Pietrzak RH, Goldstein RB, Southwick SM, Grant BF. Am. J. Geriatr. Psychiatry 2012; 20(5): 380-390.

Affiliation

National Center for Posttraumatic Stress Disorder, VA Connecticut Healthcare System, West Haven, CT (RHP, SMS); Department of Psychiatry, Yale University School of Medicine, New Haven, CT (RHP, SMS); and Laboratory of Epidemiology and Biometry, Division of Intramural Clinical and Biological Research, National Institute on Alcohol Abuse and Alcoholism, National Institutes of Health, Bethesda, MD (RBG, BFG).

Copyright

(Copyright © 2012, American Association for Geriatric Psychiatry, Publisher Elsevier Publishing)

DOI

10.1097/JGP.0b013e31820d92e7

PMID

22522959

PMCID

PMC3334850

Abstract

OBJECTIVES: : To present findings on the prevalence, correlates, and psychiatric comorbidity of Diagnostic and Statistical Manual of Mental Disorders, Fourth Edition posttraumatic stress disorder (PTSD) and partial PTSD in a nationally representative sample of U.S. older adults.

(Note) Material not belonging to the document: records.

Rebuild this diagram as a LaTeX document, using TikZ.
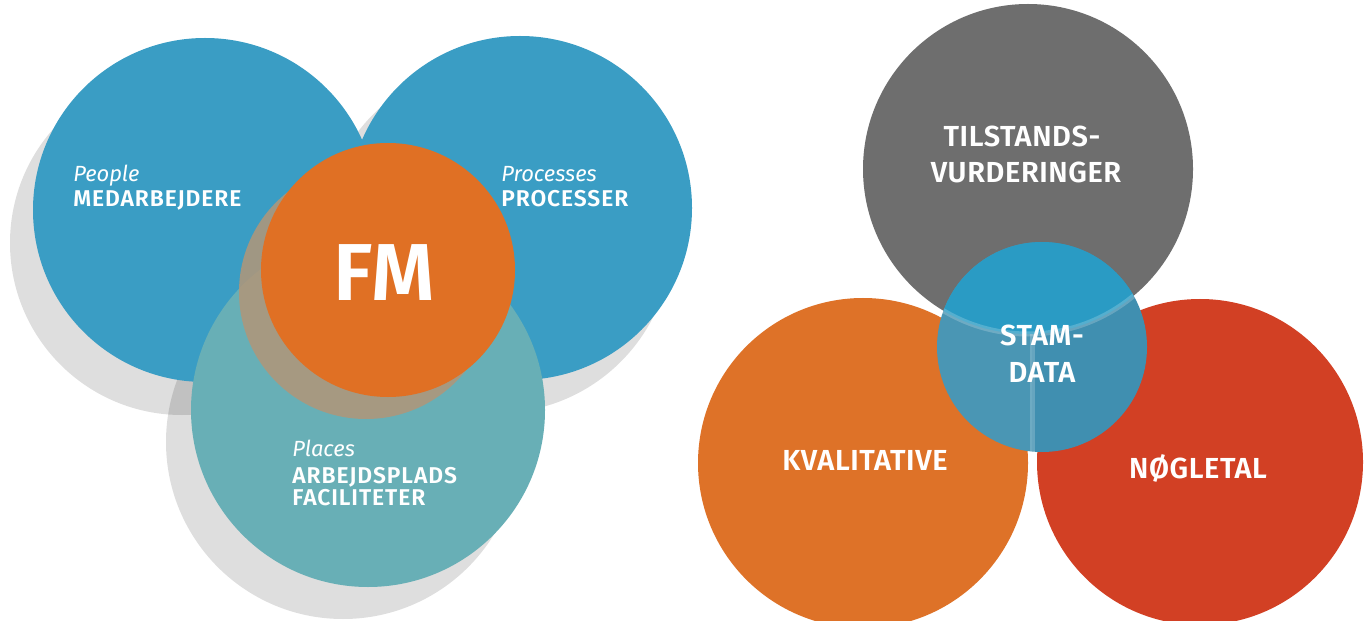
\documentclass[tikz,border=0pt]{standalone}
\usepackage{fontspec}
\setmainfont{Fira Sans}[BoldFont={Fira Sans SemiBold}]

\definecolor{fmblue}{RGB}{58,157,196}
\definecolor{fmteal}{RGB}{104,175,182}
\definecolor{fmorange}{RGB}{224,112,36}
\definecolor{fmshade}{RGB}{178,150,120}
\definecolor{tsgray}{RGB}{110,110,110}
\definecolor{kvorange}{RGB}{222,114,40}
\definecolor{ngred}{RGB}{210,64,36}
\definecolor{stamtop}{RGB}{42,155,196}
\definecolor{stamleft}{RGB}{74,150,180}
\definecolor{stamright}{RGB}{64,143,176}

\newcommand{\px}{0.02cm}

\tikzset{
    castshadow/.style = {fill=black, fill opacity=0.13},
    tagtext/.style    = {text=white, inner sep=0pt, anchor=base west,
                         font=\fontsize{12.5}{15}\selectfont\itshape},
    lefttext/.style   = {text=white, inner sep=0pt, anchor=base west,
                         font=\fontsize{13}{15}\selectfont\bfseries\addfontfeature{LetterSpace=4}},
    righttext/.style  = {text=white, inner sep=0pt, anchor=base,
                         font=\fontsize{16.5}{18}\selectfont\bfseries\addfontfeature{LetterSpace=2}}
}

\begin{document}
\begin{tikzpicture}[x=0.02cm, y=-0.02cm]
    \useasboundingbox (0,0) rectangle (1368,621);
    \fill[white] (0,0) rectangle (1368,621);

    % left: people, processes, places
    \fill[castshadow] (182,243) circle [radius=172*\px];
    \fill[castshadow] (497,238) circle [radius=175*\px];
    \fill[castshadow] (343,442) circle [radius=177*\px];
    \fill[fmblue] (205,210) circle [radius=172*\px];
    \fill[fmblue] (520,208) circle [radius=172*\px];
    \fill[fmteal] (368,410) circle [radius=177*\px];
    \fill[fmshade, fill opacity=0.85] (366,292) circle [radius=127*\px];
    \fill[fmorange] (388,270) circle [radius=127*\px];

    \node[tagtext]  (people)   at (73,182)  {People};
    \node[lefttext] (medarb)   at (73,207)  {MEDARBEJDERE};
    \node[tagtext]  (process)  at (501,182) {Processes};
    \node[lefttext] (procsr)   at (501,207) {PROCESSER};
    \node[tagtext]  (places)   at (292,456) {Places};
    \node[lefttext] (arbejd)   at (292,483) {ARBEJDSPLADS};
    \node[lefttext] (facil)    at (292,505) {FACILITETER};
    \node[text=white, inner sep=0pt, anchor=base,
          font=\fontsize{46}{50}\selectfont\bfseries] (fm) at (384,300) {FM};

    % right: tilstand, kvalitative, noegletal, stamdata
    \fill[tsgray]   (1028,169) circle [radius=165*\px];
    \fill[kvorange] (863,463)  circle [radius=165*\px];
    \fill[ngred]    (1200,462) circle [radius=163*\px];
    \begin{scope}
        \clip (1042,347) circle [radius=105*\px];
        \fill[stamleft]  (900,200) rectangle (1032,480);
        \fill[stamright] (1032,200) rectangle (1180,480);
        \fill[stamtop] (1028,169) circle [radius=165*\px];
        \draw[white, opacity=0.2, line width=5*\px] (1028,169) circle [radius=165*\px];
        \draw[white, opacity=0.2, line width=5*\px] (1032,334) -- (1032,480);
    \end{scope}

    \node[righttext] (tilst)  at (1022,147) {TILSTANDS-};
    \node[righttext] (vurd)   at (1026,183) {VURDERINGER};
    \node[righttext] (stam)   at (1042,345) {STAM-};
    \node[righttext] (data)   at (1042,382) {DATA};
    \node[righttext] (kval)   at (865,470)  {KVALITATIVE};
    \node[righttext] (noegle) at (1198,478) {NØGLETAL};
\end{tikzpicture}
\end{document}
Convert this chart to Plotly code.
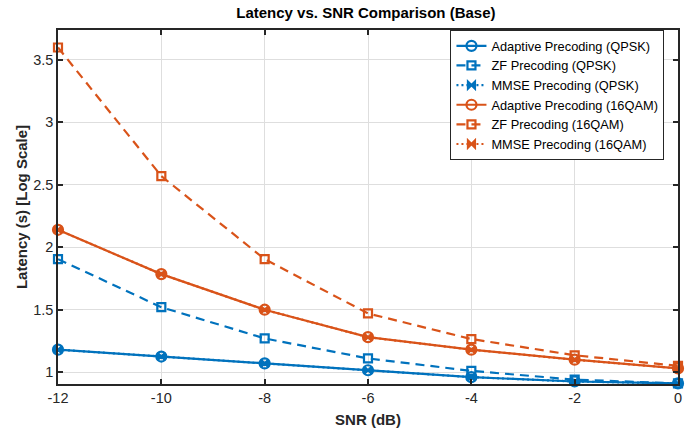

DESIGN, SETTING, AND PARTICIPANTS: : Face-to-face interviews with 9,463 adults age 60 years and older in the Wave 2 National Epidemiologic Survey on Alcohol and Related Conditions. MEASUREMENTS: : Sociodemographic correlates; worst stressful experiences; comorbid lifetime mood, anxiety, substance use, and personality disorders; psychosocial functioning; and suicide attempts. RESULTS: : Lifetime prevalences ± standard errors of PTSD and partial PTSD were 4.5% ± 0.25 and 5.5% ± 0.27, respectively. Rates were higher in women (5.7% ± 0.37 and 6.5% ± 0.39) than in men (3.1% ± 0.31 and 4.3% ± 0.37). Older adults with PTSD most frequently identified unexpected death of someone close, serious illness or injury to someone close, and their own serious or life-threatening illness as their worst stressful events. Older adults exposed to trauma but without full or partial PTSD and respondents with partial PTSD most often identified unexpected death of someone close, serious illness or injury to someone close, and indirect experience of 9/11 as their worst events. PTSD was associated with elevated odds of lifetime mood, anxiety, drug use, and borderline and narcissistic personality disorders and decreased psychosocial functioning. Partial PTSD was associated with elevated odds of mood, anxiety, and narcissistic and schizotypal personality disorders and poorer psychosocial functioning relative to older adults exposed to trauma but without full or partial PTSD. CONCLUSIONS: : PTSD among older adults in the United States is slightly more prevalent than previously reported and is associated with considerable psychiatric comorbidity and psychosocial dysfunction. Partial PTSD is associated with significant psychiatric comorbidity, particularly with mood and other anxiety disorders.